O desapego dos bens materiais não é fácil; muito pelo
contrário, lutamos sempre para ter mais e mais e, quanto mais conseguimos mais
queremos e mais nos afastamos do irmão, porque o irmão menos afortunado não tem
condições de competir com a nossa ânsia de poder.
Ao ouvir de Jesus “Uma
só coisa te falta: vai, vende o que tens, dá aos pobres, e terás um tesouro no
céu. Depois, vem e segue-me” (Mc 10,21), o jovem rico “... porém, contristado com essa palavra, saiu pesaroso, pois era
possuidor de muitos bens.” (Mc 10,22). O jovem rico possuía muitos bens,
muitas propriedades, muitas joias, muito dinheiro, muitas coisas a se apegar.

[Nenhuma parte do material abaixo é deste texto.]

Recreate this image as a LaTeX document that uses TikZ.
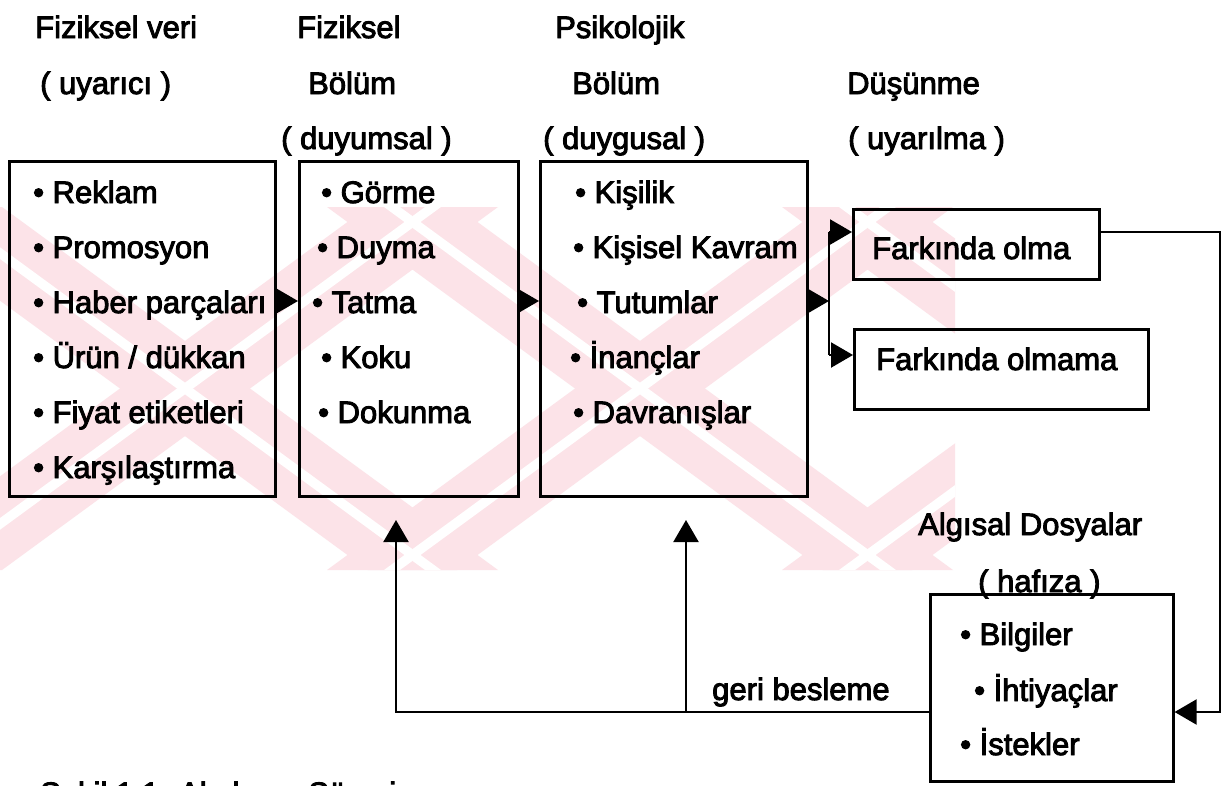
\documentclass[tikz,border=0pt]{standalone}
\usepackage{fontspec}
\setmainfont{Liberation Sans}[FakeBold=3]
\usetikzlibrary{arrows.meta}
\definecolor{wmark}{RGB}{252,227,232}
\tikzset{
  lbl/.style={anchor=base west, inner sep=0pt, font=\fontsize{31}{37}\selectfont},
  box/.style={draw, line width=2.6pt, anchor=north west, inner sep=0pt},
  conn/.style={line width=2.2pt},
  arr/.style={conn, -{Triangle[length=22pt,width=25pt]}},
  band/.style={fill=wmark, draw=none},
  gap/.style={fill=white, draw=none}
}
\begin{document}
\begin{tikzpicture}[x=1pt, y=-1pt]
\useasboundingbox (0,0) rectangle (1224,785);
\fill[white] (0,0) rectangle (1224,785);

% background stamp: crossed diagonal bands, each split by a thin light stripe
\begin{scope}
  \clip (0,207) rectangle (955,570);
  \foreach \cx in {185,640,1095} {
    \fill[band] (\cx-313,207) -- (\cx-183,207) -- (\cx+313,570) -- (\cx+183,570) -- cycle;
    \fill[band] (\cx+183,207) -- (\cx+313,207) -- (\cx-183,570) -- (\cx-313,570) -- cycle;
  }
  \foreach \cx in {185,640,1095} {
    \fill[gap] (\cx-256,207) -- (\cx-240,207) -- (\cx+256,570) -- (\cx+240,570) -- cycle;
    \fill[gap] (\cx+240,207) -- (\cx+256,207) -- (\cx-240,570) -- (\cx-256,570) -- cycle;
  }
\end{scope}

% column headings
\node[lbl] (h1a) at (35,38) {Fiziksel veri};
\node[lbl] (h1b) at (40,94) {( uyarıcı )};
\node[lbl] (h2a) at (297,38) {Fiziksel};
\node[lbl] (h2b) at (308,94) {Bölüm};
\node[lbl] (h2c) at (281,149) {( duyumsal )};
\node[lbl] (h3a) at (555,38) {Psikolojik};
\node[lbl] (h3b) at (572,94) {Bölüm};
\node[lbl] (h3c) at (543,149) {( duygusal )};
\node[lbl] (h4a) at (847,94) {Düşünme};
\node[lbl] (h4b) at (848,149) {( uyarılma )};

% boxes
\node[box, minimum width=266pt, minimum height=335pt] (b1) at (8,160) {};
\node[box, minimum width=219pt, minimum height=335pt] (b2) at (298,160) {};
\node[box, minimum width=267pt, minimum height=335pt] (b3) at (539,160) {};
\node[box, minimum width=246pt, minimum height=70pt] (olma) at (852,208) {};
\node[box, minimum width=294pt, minimum height=80pt] (olmama) at (853,328) {};
\node[box, minimum width=243pt, minimum height=187pt] (alg) at (929,593) {};

% box texts
\node[lbl] (i11) at (33,203) {• Reklam};
\node[lbl] (i12) at (33,258) {• Promosyon};
\node[lbl] (i13) at (33,313) {• Haber parçaları};
\node[lbl] (i14) at (33,368) {• Ürün / dükkan};
\node[lbl] (i15) at (33,423) {• Fiyat etiketleri};
\node[lbl] (i16) at (33,478) {• Karşılaştırma};

\node[lbl] (i21) at (321,203) {• Görme};
\node[lbl] (i22) at (317,258) {• Duyma};
\node[lbl] (i23) at (312,313) {• Tatma};
\node[lbl] (i24) at (321,368) {• Koku};
\node[lbl] (i25) at (318,423) {• Dokunma};

\node[lbl] (i31) at (575,203) {• Kişilik};
\node[lbl] (i32) at (573,258) {• Kişisel Kavram};
\node[lbl] (i33) at (577,313) {• Tutumlar};
\node[lbl] (i34) at (570,368) {• İnançlar};
\node[lbl] (i35) at (573,423) {• Davranışlar};

\node[lbl] (t1) at (872,259) {Farkında olma};
\node[lbl] (t2) at (876,370) {Farkında olmama};

\node[lbl] (alga) at (918,535) {Algısal Dosyalar};
\node[lbl] (algb) at (978,592) {( hafıza )};
\node[lbl] (a1) at (960,645) {• Bilgiler};
\node[lbl] (a2) at (974,701) {• İhtiyaçlar};
\node[lbl] (a3) at (960,755) {• İstekler};

\node[lbl] (fbl) at (712,700) {geri besleme};

% connector points
\coordinate (row) at (0,301);
\coordinate (split) at (829,301);
\coordinate (j1) at (829,232);
\coordinate (j2) at (829,355);
\coordinate (c1) at (1220,232);
\coordinate (c2) at (1220,712);
\coordinate (fb) at (0,712);
\coordinate (f1) at (396,712);
\coordinate (f2) at (686,712);
\coordinate (p1) at (396,520);
\coordinate (p2) at (686,520);

% forward flow
\draw[arr] (b1.east |- row) -- (b2.west |- row);
\draw[arr] (b2.east |- row) -- (b3.west |- row);
\draw[arr] (b3.east |- row) -- (split);
\draw[conn] (j1) -- (j2);
\draw[arr] (j1) -- (olma.west |- j1);
\draw[arr] (j2) -- (olmama.west |- j2);

% into memory and feedback
\draw[arr] (olma.east |- c1) -- (c1) -- (c2) -- (alg.east |- c2);
\draw[arr] (alg.west |- fb) -- (f1) -- (p1);
\draw[arr] (f2) -- (p2);

% caption line at the foot of the page
\begin{scope}
  \clip (0,781) rectangle (1224,785);
  \node[lbl] (cap) at (40,804) {Şekil 1.1: Algılama Süreci};
\end{scope}
\end{tikzpicture}
\end{document}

Qual teria sido o pensamento que passou na cabeça
desse jovem quando Jesus lhe propôs se desfazer-se dos seus bens? Em primeiro
lugar, a mentalidade judaica era que os ricos eram os abençoados por Deus,
pois, na interpretação deles, Deus acumulava de riquezas quem ele amava.
Segundo a teologia da prosperidade, no entendimento
dos judeus, os ricos eram os queridos de Yahweh, enquanto os pobres e os
doentes eram por ele amaldiçoados.
Possivelmente faria como nós mesmos faríamos e
diríamos: “o pobre é que vai trabalhar
como eu trabalhei para conseguir o que eu consegui. Trabalhei tanto, consegui
tudo e agora vou dar tudo de mão beijada? Tudo, menos isso”.
Os bens materiais, erroneamente usados, têm força
tamanha que nos prende ao mundo. O chamamento de seguir a Jesus e o seguimento
a Jesus tem a força de nos libertar dessa atração terrena e nos atrair para os
bens celestes. Talvez não possuamos
tanto, mas o pouco que temos já é um grande obstáculo para possuirmos a vida
eterna.
Talvez, o “vender
tudo” queira dizer: desfaça-se do seu egoísmo, do seu orgulho, da sua
vaidade, da sua avareza, da sua falta de amor, da sua frieza para as coisas de
Deus, da sua apatia no relacionamento com o próximo e tudo o mais que coloca
obstáculo ao nosso relacionamento com as coisas do céu.
Jesus diz claramente, sem rodeios: “Só uma coisa te falta: vai, vende o que tens, dá aos pobres e terás
um tesouro no céu. Depois vem e segue-me” (Mc 10,21), como já havia dito
antes: “Bem-aventurados os pobres em
espírito, porque deles é o reino dos céus” (Mt 5,3), e “Não ajunteis para vós tesouros na terra, onde a traça e o caruncho os
corroem e onde ladrões arrombam e roubam, mas ajuntai para vós tesouros nos
céus, onde nem a traça, nem o caruncho corroem e onde os ladrões não arrombam
nem roubam; pois onde está o teu tesouro aí estará também o teu coração.” (Mt
6,19-21).
Só uma coisa falta para herdar o reino dos céus:
desapegar-se das coisas da terra, das coisas do mundo, das coisas que as traças
e os carunchos corroem e os ladrões arrombam e roubam, mas que é tão difícil
dispor delas, ainda mais para atender, com elas, as necessidades dos menos
afortunados. É aquilo mesmo que Jesus diz:
“... onde está o teu tesouro aí estará também o teu coração.” (Mt 6,21), e
o nosso coração está por demais apegado às coisas da terra.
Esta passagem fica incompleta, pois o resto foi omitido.